Ce que le film peut perdre en émotion (d’où cette distance clinique dont nous parlions), il le gagne néanmoins en maîtrise stylistique. Aussi abracadabrant qu’il puisse paraître, La Piel que Habito doit beaucoup au talent de faiseur du cinéaste. À l’instar des nombreux inserts sur des actes chirurgicaux, la mise en scène est d’une rigueur implacable dans son découpage et ses effets de stylisation. Pour mieux enfermer ses personnages pantins, eux-mêmes prisonniers de leurs névroses, Almodóvar renonce au scope pour un cadre plus serré. Il n’hésite pas non plus à réduire la profondeur de champ pour perdre les personnages de second plan dans un flou vaporeux.

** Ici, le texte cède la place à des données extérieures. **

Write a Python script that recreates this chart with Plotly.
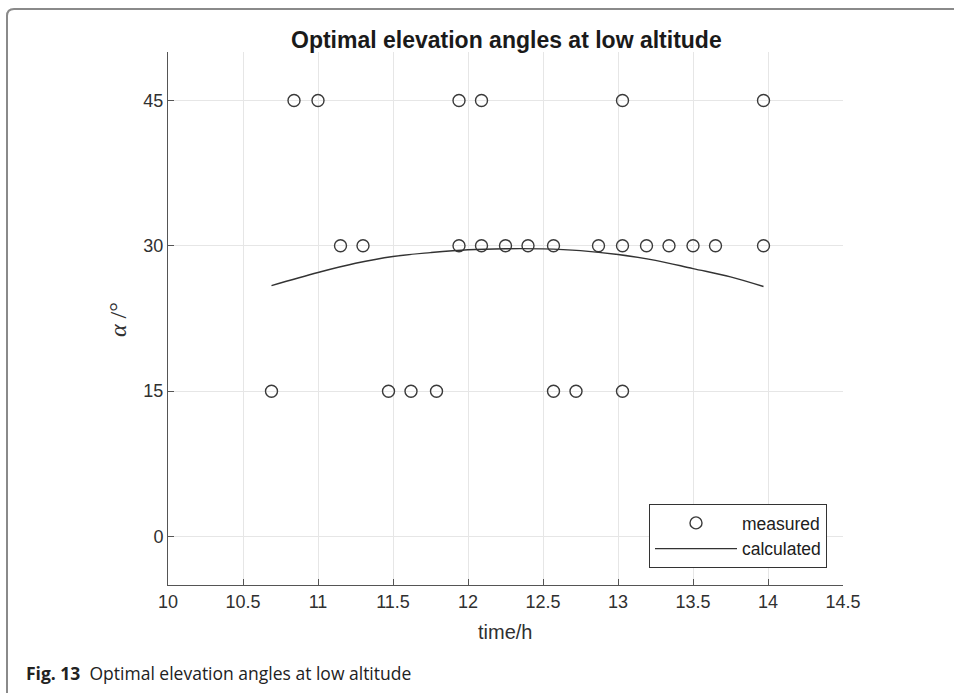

De même, dans cette histoire de peau, la sexualité – et c’est assez rare pour un film d’Almodóvar – est paradoxalement très peu charnelle. Déviante et cérébrale, elle est d’abord solitaire et trouve naissance dans l’image : c’est l’immense écran plasma à travers lequel Antonio Banderas mate sa recluse ; c’est l’image de la femme morte que l’on essaie de reproduire ou encore l’image du viol qui ne s’est pas réellement produit. Comme pour amplifier cette idée, Vera, la femme hybride, porte une combinaison qui protège sa peau artificielle et la coupe donc de tout contact corporel. Sa sexualité, elle ne la vit dans un premier temps que via les godemichés que lui donne son ravisseur. Et lorsqu’il a lieu, l’acte sexuel perd toute la joie et l’allégresse qu’il pouvait avoir dans Attache-moi ou dans Talons aiguilles. Ici, il est lié à une agression, à un viol, quand il ne conduit pas tout bonnement à la mort. Et l’on notera comment Almodóvar use de la chanson « The Man I love » – leitmotiv fatal qui accompagne les personnages – comme contrepoint ironique de leurs relations.
La Piel que Habito fonctionne en vase clos. Entre auto-références et intertextualité littéraire ou cinématographique, il s’affranchit avec désinvolture de tout rapport avec le réel. Le film est ainsi à prendre comme un jeu, un plaisir ludique de créateur qui sait comment ménager ses effets pour embarquer le spectateur dans une histoire, aussi folle qu’elle soit. À contrario, de par son côté désincarné, il lui manque la portée universelle qui caractérise les plus grands films du réalisateur. Mais durant ces deux heures, Almodóvar aura au moins eu le mérite de montrer la force démiurgique de son cinéma à dépasser les contingences de l’existence et à engendrer ses propres créatures et fantasmes.